Single by The Strokes

from the album Is This It
- B-side: "Alone, Together (Home Recording)"; "Is This It (Home Recording)";
- Released: August 5, 2002
- Studio: Transporterraum, New York City
- Genre: Indie rock; garage rock revival;
- Length: 3:05
- Label: RCA; Rough Trade;
- Songwriter: Julian Casablancas
- Producer: Gordon Raphael

The Strokes singles chronology
| "Last Nite" (2001) | "Someday" (2002) | "12:51" (2003) |

Music video
- "Someday" on YouTube

= Someday (The Strokes song) =

2002 single by the Strokes

"Someday" is a song by American rock band the Strokes, written by singer Julian Casablancas. It was released on August 5, 2002, as the third and final single from Is This It (2001). It peaked at number 17 on the US Modern Rock Tracks chart and at number 27 on the UK Singles Chart. It was ranked at number 53 on Pitchfork magazine's list of the 200 Best Songs of the 2000s. In 2020, Paste and The Independent ranked the song number eight and number three, respectively, on their lists of the 20 greatest Strokes songs.

==Music video==
The music video for the song was directed by Roman Coppola and features appearances by Slash, Duff McKagan, and Matt Sorum (the respective guitarist, bassist, and drummer from Guns N' Roses and Velvet Revolver) as well as the members of Guided by Voices. The video also features Richard Karn as himself, while the Strokes take on Guided by Voices in a fictional game of Family Feud.

==Track listing==

- "Alone, Together" recorded 28.02.00 –12 am to 4 am
- "Is This It" recorded at J.P.'s House 16.02.01 - In the afternoon
- "Soma" recorded 02.04.02 at the Broadway, Reykjavik, Iceland

| No. | Title | Length |
|---|---|---|
| 1. | "Someday" | 3:05 |
| 2. | "Alone, Together (Home Recording)" | 2:59 |
| 3. | "Is This It (Home Recording)" | 3:27 |
| 4. | "Soma (Live)" | 3:29 |

==Personnel==
The Strokes
- Julian Casablancas – vocals
- Nick Valensi – guitar
- Albert Hammond Jr. – guitar
- Nikolai Fraiture – bass guitar
- Fab Moretti – drums

Additional personnel
- Gordon Raphael – production
- Greg Calbi – mastering

==Charts==

| Chart (2002) | Peak position |
|---|---|
| Canada (Nielsen SoundScan) | 49 |
| Netherlands (Single Top 100) | 84 |
| Scotland Singles (Official Charts) | 26 |
| UK Singles (Official Charts) | 27 |
| UK Indie (Official Charts) | 5 |
| US Alternative Airplay (Billboard) | 17 |

==Certifications==

| Region | Certification | Certified units/sales |
| New Zealand (RMNZ) | Platinum | 30,000^{‡} |
| Portugal (AFP) | Gold | 20,000^{‡} |
| Spain (Promusicae) | Gold | 30,000^{‡} |
| United Kingdom (BPI) | Platinum | 600,000^{‡} |
| United States (RIAA) | Platinum | 1,000,000^{‡} |
^{‡} Sales+streaming figures based on certification alone.

==Release history==

| Region | Date | Format(s) | Label(s) | Ref. |
|---|---|---|---|---|
| United States | August 5, 2002 | Alternative radio | RCA |  |
| United Kingdom | September 23, 2002 | 7-inch vinyl; CD; | Rough Trade |  |

==Appearances in other media==
This song was featured in the 2006 movie Click, starring Adam Sandler, and on the Major League Baseball 2K8 soundtrack.

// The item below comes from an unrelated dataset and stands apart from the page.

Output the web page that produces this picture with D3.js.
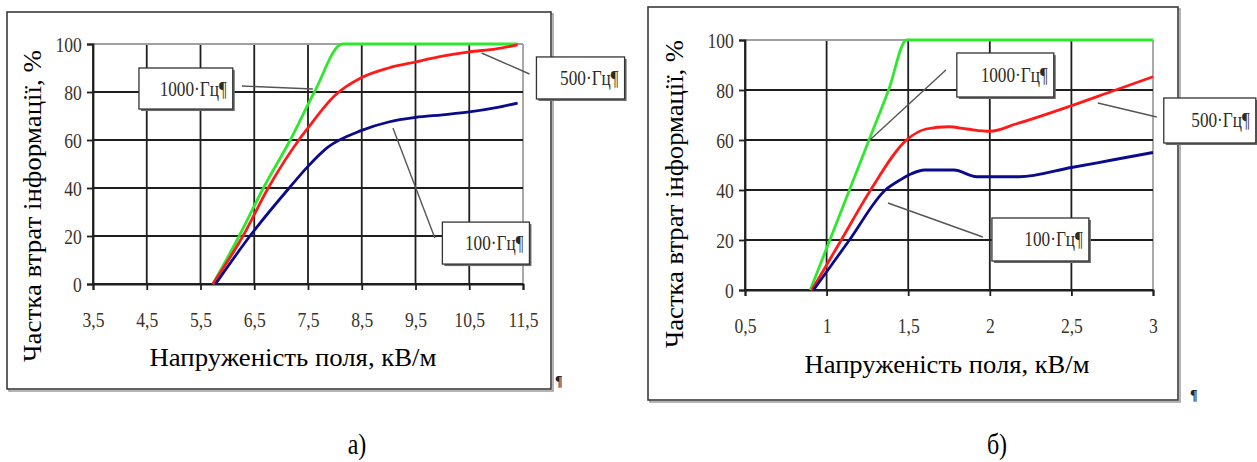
<!DOCTYPE html>
<html>
<head>
<meta charset="utf-8">
<script src="https://cdn.jsdelivr.net/npm/d3@7"></script>
<style>
  body { margin: 0; background: #fff; }
  svg text { font-family: "Liberation Serif", "Tinos", "DejaVu Serif", "Noto Serif", serif; }
</style>
</head>
<body>
<svg id="chart"></svg>
<script>
// ---- data, panel a) ----
var xTicksA = [3.5, 4.5, 5.5, 6.5, 7.5, 8.5, 9.5, 10.5, 11.5];
var yTicks = [0, 20, 40, 60, 80, 100];
var a1000 = [[5.73,0],[6.22,20],[6.67,40],[7.17,60],[7.62,80],[8.14,100],[11.4,100]];
var a500  = [[5.73,0],[6.29,20],[6.76,40],[7.33,60],[7.5,65],[8.0,78.5],[8.5,86],[9.0,90],[9.5,92.5],[10.0,94.9],[10.5,96.7],[11.0,98],[11.4,99.6]];
var a100  = [[5.78,0],[6.42,20],[7.15,40],[7.5,49],[7.87,57],[8.5,64],[9.0,67.5],[9.5,69.4],[10.0,70.5],[10.5,71.7],[11.0,73.5],[11.4,75.4]];

// ---- data, panel б) ----
var xTicksB = [0.5, 1, 1.5, 2, 2.5, 3];
var b1000 = [[0.9,0],[1.02,20],[1.14,40],[1.26,60],[1.38,80],[1.49,100],[3,100]];
var b500  = [[0.91,0],[1.09,20],[1.27,40],[1.49,60],[1.61,64.4],[1.75,65.3],[1.86,64.4],[2.0,63.5],[2.16,66.4],[2.5,73.7],[2.75,79.5],[3.0,85.3]];
var b100  = [[0.92,0],[1.14,20],[1.36,40],[1.45,44],[1.52,46.5],[1.6,48],[1.78,48],[1.92,45.3],[2.18,45.3],[2.5,49],[2.75,52],[3.0,55]];

var seriesNames = ["1000·Гц¶", "500·Гц¶", "100·Гц¶"];
var seriesColors = ["#2ee82e", "#ff1a1a", "#0a0a8a"];
var yTitle = "Частка втрат інформації, %";
var xTitle = "Напруженість поля, кВ/м";

var fmt = function(d){ return String(d).replace(".", ","); };

var svg = d3.select("#chart").attr("width", 1257).attr("height", 462);
svg.append("rect").attr("width", 1257).attr("height", 462).attr("fill", "#fff");

var panels = [
  { frame:[7,12,544,377], px:[93,523], py:[284,44], xDomain:[3.5,11.5], xTicks:xTicksA,
    series:[a1000,a500,a100], caption:"а)", capX:357,
    yLab:[32,206,312], xLab:[293,366,287], pil:[555,386],
    // annotation: box [x0,x1,y0,y1] and leader [xa,ya,xb,yb] in data units
    notes:[ {box:[4.355,6.10,90,72.9], lead:[6.27,82.5,7.59,81.25]},
            {box:[11.75,13.39,94.6,77.1], lead:[10.73,96.25,11.62,87.5]},
            {box:[10.0,11.62,25.8,8.3], lead:[9.08,65,9.86,19.2]} ] },
  { frame:[648,7,530,393], px:[745,1153], py:[290,40], xDomain:[0.5,3], xTicks:xTicksB,
    series:[b1000,b500,b100], caption:"б)", capX:997,
    yLab:[674,194,308], xLab:[947,373,285], pil:[1190,400],
    notes:[ {box:[1.798,2.392,94.8,77.2], lead:[1.265,60,1.731,88]},
            {box:[3.066,3.63,76.8,58.8], lead:[2.662,74.8,3.023,69.2]},
            {box:[2.013,2.607,28.8,11.6], lead:[1.376,34.8,1.957,21.2]} ] }
];

panels.forEach(function(p){
  var g = svg.append("g");
  var x = d3.scaleLinear().domain(p.xDomain).range(p.px);
  var y = d3.scaleLinear().domain([0,100]).range(p.py);
  var f = p.frame;

  // outer frame with a soft shadow
  g.append("rect").attr("x", f[0]+2).attr("y", f[1]+2).attr("width", f[2]).attr("height", f[3])
    .attr("fill", "none").attr("stroke", "#9a9a9a").attr("stroke-width", 1.5);
  g.append("rect").attr("x", f[0]).attr("y", f[1]).attr("width", f[2]).attr("height", f[3])
    .attr("fill", "#fff").attr("stroke", "#3a3a3a").attr("stroke-width", 1.6);

  // grid
  var last = p.xTicks.length - 1;
  g.append("g").selectAll("line").data(p.xTicks).enter().append("line")
    .attr("x1", function(d){ return x(d); }).attr("x2", function(d){ return x(d); })
    .attr("y1", y(0)).attr("y2", y(100))
    .attr("stroke", function(d,i){ return i == last ? "#a0a0a0" : "#1e1e1e"; })
    .attr("stroke-width", 1.8);
  g.append("g").selectAll("line").data(yTicks).enter().append("line")
    .attr("x1", x(p.xDomain[0])).attr("x2", x(p.xDomain[1]))
    .attr("y1", function(d){ return y(d); }).attr("y2", function(d){ return y(d); })
    .attr("stroke", function(d){ return d == 100 ? "#a0a0a0" : "#1e1e1e"; })
    .attr("stroke-width", 1.8);

  // axes (ticks + labels)
  var xAxis = g.append("g").attr("transform", "translate(0," + y(0) + ")")
    .call(d3.axisBottom(x).tickValues(p.xTicks).tickFormat(fmt).tickSize(6).tickPadding(21));
  var yAxis = g.append("g").attr("transform", "translate(" + x(p.xDomain[0]) + ",0)")
    .call(d3.axisLeft(y).tickValues(yTicks).tickSize(6).tickPadding(8));
  [xAxis, yAxis].forEach(function(ax){
    ax.attr("font-family", null);
    ax.select(".domain").attr("stroke", "#1e1e1e").attr("stroke-width", 1.8);
    ax.selectAll(".tick line").attr("stroke", "#1e1e1e").attr("stroke-width", 1.8);
    ax.selectAll(".tick text")
      .attr("font-size", 22)
      .attr("fill", "#3b3226").attr("transform", "scale(0.8,1)");
  });

  // series lines
  var line = d3.line().x(function(d){ return x(d[0]); }).y(function(d){ return y(d[1]); })
    .curve(d3.curveMonotoneX);
  g.append("g").selectAll("path").data(p.series).enter().append("path")
    .attr("d", line).attr("fill", "none")
    .attr("stroke", function(d,i){ return seriesColors[i]; })
    .attr("stroke-width", 2.8).attr("stroke-linejoin", "round");

  // annotations
  p.notes.forEach(function(n, i){
    g.append("line").attr("x1", x(n.lead[0])).attr("y1", y(n.lead[1]))
      .attr("x2", x(n.lead[2])).attr("y2", y(n.lead[3]))
      .attr("stroke", "#555").attr("stroke-width", 1.4);
    var bx = x(n.box[0]), bw = x(n.box[1]) - bx, by = y(n.box[2]), bh = y(n.box[3]) - by;
    g.append("rect").attr("x", bx+2).attr("y", by+2).attr("width", bw).attr("height", bh)
      .attr("fill", "#6a6a6a");
    g.append("rect").attr("x", bx).attr("y", by).attr("width", bw).attr("height", bh)
      .attr("fill", "#fff").attr("stroke", "#333").attr("stroke-width", 1.3);
    g.append("text").attr("x", (bx + bw - 6) / 0.82).attr("y", by + bh/2 + 7)
      .attr("transform", "scale(0.82,1)").attr("text-anchor", "end")
      .attr("font-size", 21).attr("fill", "#2e2a24").text(seriesNames[i]);
  });

  // titles
  g.append("text").attr("transform", "translate(" + p.yLab[0] + "," + p.yLab[1] + ") rotate(-90)")
    .attr("text-anchor", "middle").attr("dy", "0.35em").attr("font-size", 25).attr("fill", "#000")
    .attr("textLength", p.yLab[2]).attr("lengthAdjust", "spacingAndGlyphs")
    .text(yTitle);
  g.append("text").attr("x", p.xLab[0]).attr("y", p.xLab[1]).attr("text-anchor", "middle")
    .attr("font-size", 25).attr("fill", "#000")
    .attr("textLength", p.xLab[2]).attr("lengthAdjust", "spacingAndGlyphs")
    .text(xTitle);

  // pilcrow after the frame and caption below
  g.append("text").attr("x", p.pil[0]).attr("y", p.pil[1]).attr("font-size", 14)
    .attr("font-weight", "bold").attr("fill", "#223").text("¶");
  g.append("text").attr("x", p.capX / 0.8).attr("y", 454).attr("transform", "scale(0.8,1)")
    .attr("text-anchor", "middle").attr("font-size", 30).attr("fill", "#000").text(p.caption);
});
</script>
</body>
</html>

It was sampled on Rhymefest's song "Devil's Pie", produced by Mark Ronson from the album Blue Collar.

The Australian Internet service provider iiNet frequently uses "Someday" in its advertisements. As of 2018, TUI also use the song.

On January 20, 2017, Julia Jacklin covered the song on Like a Version, a program hosted by Australian radio station Triple J.

Someday is also featured in the 2023 film Blackberry.